12 lutego minie dokładnie 80 lat od wkroczenia oddziałów Armii Czerwonej do Bielska i przejęcia nad nim kontroli przez władze sowieckie. Przez kilkadziesiąt lat dzień ten był obchodzony jako dzień wyzwolenia miasta. Czy słusznie?
Z wyzwoleniami Bielska i Białej w ogóle jest duży kłopot, nawet wtedy gdy ograniczymy się tylko do historii najnowszej. Bo czy Bielsko-Biała w 1918 roku, tak jak reszta Polski, odzyskiwało niepodległość po 123 latach zaborów? Bielsko przecież nigdy pod zaborami nie było, gdyż prawie od początku istnienia, od 1327 roku, dzieliło swe historyczne losy z koroną czeską, której podporządkowali się cieszyńscy Piastowie. Biała z kolei pod zaborami była, ale nie 123 lata lecz 146 lat, bo już od 1772 roku znajdowała się w granicach Austrii.
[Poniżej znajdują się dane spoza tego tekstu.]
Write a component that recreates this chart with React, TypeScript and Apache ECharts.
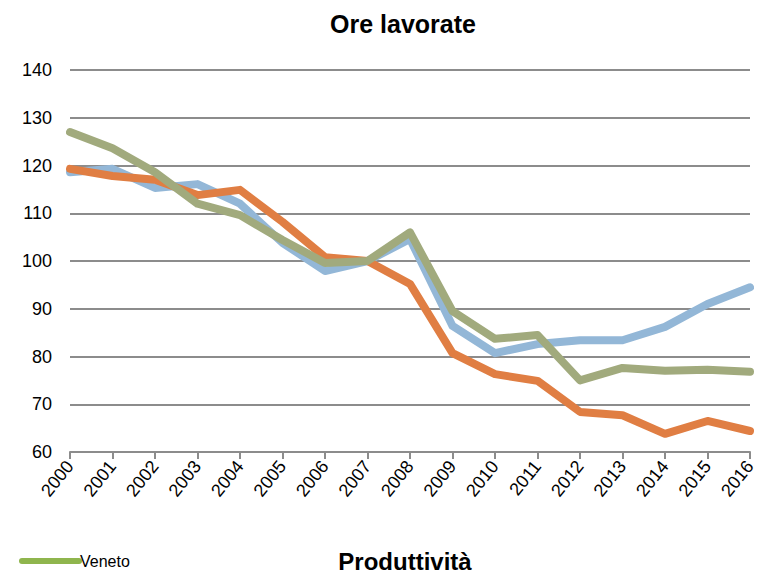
import React, { useEffect, useRef } from "react";
import * as echarts from "echarts";

const years = ["2000","2001","2002","2003","2004","2005","2006","2007","2008","2009","2010","2011","2012","2013","2014","2015","2016"];
const blueValues = [118.6,119.3,115.3,116.1,112,103.8,97.9,100,104.6,86.4,80.7,82.6,83.4,83.4,86.2,91,94.5];
const orangeValues = [119.3,117.8,117,113.8,114.9,108.2,100.8,100,95.2,80.7,76.3,74.9,68.4,67.7,63.8,66.5,64.4];
const greenValues = [127,123.6,118.6,112,109.6,104.4,99.6,100,106,89.5,83.7,84.5,75,77.6,77,77.2,76.8];
const seriesNames = ["Serie A", "Serie B", "Serie C"];
const titleText = "Ore lavorate";
const nextTitleText = "Produttività";
const legendText = "Veneto";

const FONT = "'Liberation Sans Narrow', 'Liberation Sans', Arial, sans-serif";
const BOLD_FONT = "'Liberation Sans', Arial, sans-serif";

export default function App() {
  const ref = useRef<HTMLDivElement>(null);
  useEffect(() => {
    if (!ref.current) return;
    const chart = echarts.init(ref.current, null, { renderer: "svg" });
    const mk = (name: string, data: number[], color: string) => ({
      name,
      type: "line",
      data,
      symbol: "none",
      lineStyle: { width: 8, color, cap: "round", join: "round" },
      itemStyle: { color },
    });
    chart.setOption({
      animation: false,
      backgroundColor: "#ffffff",
      title: {
        text: titleText,
        left: 398,
        top: 6,
        textAlign: "center",
        textStyle: { fontFamily: BOLD_FONT, fontWeight: "bold", fontSize: 25, color: "#000" },
      },
      grid: { left: 70, right: 17, top: 70, bottom: 122, containLabel: false },
      xAxis: {
        type: "category",
        data: years,
        boundaryGap: false,
        axisLine: { lineStyle: { color: "#8c8c8c", width: 2 } },
        axisTick: { show: true, length: 7, inside: false, lineStyle: { color: "#8c8c8c", width: 2 }, alignWithLabel: true },
        axisLabel: { rotate: 51, margin: 11, fontFamily: FONT, fontSize: 18, color: "#000", interval: 0 },
        splitLine: { show: false },
      },
      yAxis: {
        type: "value",
        min: 60,
        max: 140,
        interval: 10,
        axisLine: { show: false },
        axisTick: { show: false },
        axisLabel: { margin: 18, fontFamily: FONT, fontSize: 18, color: "#000" },
        splitLine: { lineStyle: { color: "#8c8c8c", width: 2 } },
      },
      series: [
        mk(seriesNames[0], blueValues, "#93b7d7"),
        mk(seriesNames[1], orangeValues, "#e07e43"),
        mk(seriesNames[2], greenValues, "#a1aa7d"),
      ],
      graphic: [
        {
          type: "line",
          shape: { x1: 22, y1: 561, x2: 79, y2: 561 },
          style: { stroke: "#8fb54d", lineWidth: 6, lineCap: "round" },
        },
        {
          type: "text",
          x: 80,
          y: 561,
          style: { text: legendText, fontFamily: FONT, fontSize: 16, fill: "#000", verticalAlign: "middle", align: "left" },
        },
        {
          type: "text",
          x: 405,
          y: 573,
          style: { text: nextTitleText, fontFamily: BOLD_FONT, fontWeight: "bold", fontSize: 24, fill: "#000", align: "center", verticalAlign: "bottom" },
        },
      ],
    });
    return () => chart.dispose();
  }, []);
  return <div ref={ref} style={{ position: "absolute", left: 0, top: 0, width: 767, height: 574 }} />;
}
Gdy przyszedł rok 1918, Biała w sposób naturalny, przez Kraków, dołączyła do odradzającej się Rzeczpospolitej i dla większości bialan mogło to być odbierane jako rodzaj wyzwolenia spod austriackiej dominacji. Na pewno jednak nie było tak w Bielsku. Trudno przypuszczać, by wkraczającą 17 listopada polską kawalerię gen. Aleksandrowicza bielscy mieszczanie traktowali jako niosącą wyzwolenie. Dla większości z nich zaczynał się okres niechcianych polskich rządów.
Rządów, które trwały zaledwie dwie dekady. I które zakończyły się 3 września 1939 roku, gdy tłumy bielskich Niemców wyległy na ulice, by kwiatami przywitać 44. i 45. Dywizję Piechoty, obie zresztą sformowane we wcielonej do III Rzeszy Austrii. Czy chłopcy spod Wiednia wyzwolili Bielitz spod polskiej okupacji? Tak mogło myśleć sporo spośród ówczesnych 15 tysięcy bielszczan niemieckiego pochodzenia, z których większość urodziła się jeszcze w Austrii. Ale gdy Niemcy świętowali, dla Polaków z Bielska i Białej (wcielonej do Bielitz jako dzielnica Bielitz Ost) zaczął się okres prześladowań i poniżeń, a dla bielskich i bialskich Żydów – czas śmierci.
Kolejne wyzwolenie przyszło zimą 1945 roku. Po ciężkich walkach w rejonie Lipnika i Hałcnowa 12 lutego całe dwumiasto znalazło się już pod kontrolą wojsk marszałków Greczki i Moskalenki. Ze wspomnień Polaków mieszkających wówczas w Bielsku i Białej wiemy, że mimo wszystkich obaw i złej sławy poprzedzającej nadejście czerwonoarmistów, dominowało jednak wśród ludności polskiej poczucie ulgi, że krwawa niemiecka okupacja się kończy. Ale dla tych Niemców, którzy nie chcieli lub nie zdążyli uciec, przyszedł czas, w którym złowrogiego sensu miało nabrać przysłowie „kto sieje wiatr, zbiera burzę”. Gwałty sowieckich żołnierzy, sterowane przez NKWD a potem UB prześladowania winnych i niewinnych, konfiskata majątków i przymusowe deportacje – bielscy Niemcy z pewnością nie wspominają tego okresu jako czasu wyzwolenia.
A czy Polacy, lojalni obywatele Rzeczpospolitej, długo byli w stanie traktować dzień 12 lutego 1945 roku jako moment wyzwolenia? Z jednej strony: tego dnia zakończył się najokrutniejszy w historii miasta czas mordów, opętani szaleńczą ideologią „nadludzie” zostali raz na zawsze przegnani a najwyższą cenę za to zapłacili ci, których groby są teraz na cmentarzu przy ul. Lwowskiej. Z drugiej strony: nie nadeszła przecież wyczekiwana wolność, na miejsce jednej zbrodniczej idei przyszła następna, a najlepsi spośród tych, którzy przeżyli niemiecką okupację, szybko znaleźli się w lochach komunistycznej bezpieki.
Dla jednych wyzwolenie, dla innych – niewola. I taka już jest historia naszego miasta. Zagmatwana, nieoczywista, dla kogoś z zewnątrz – nie do zrozumienia.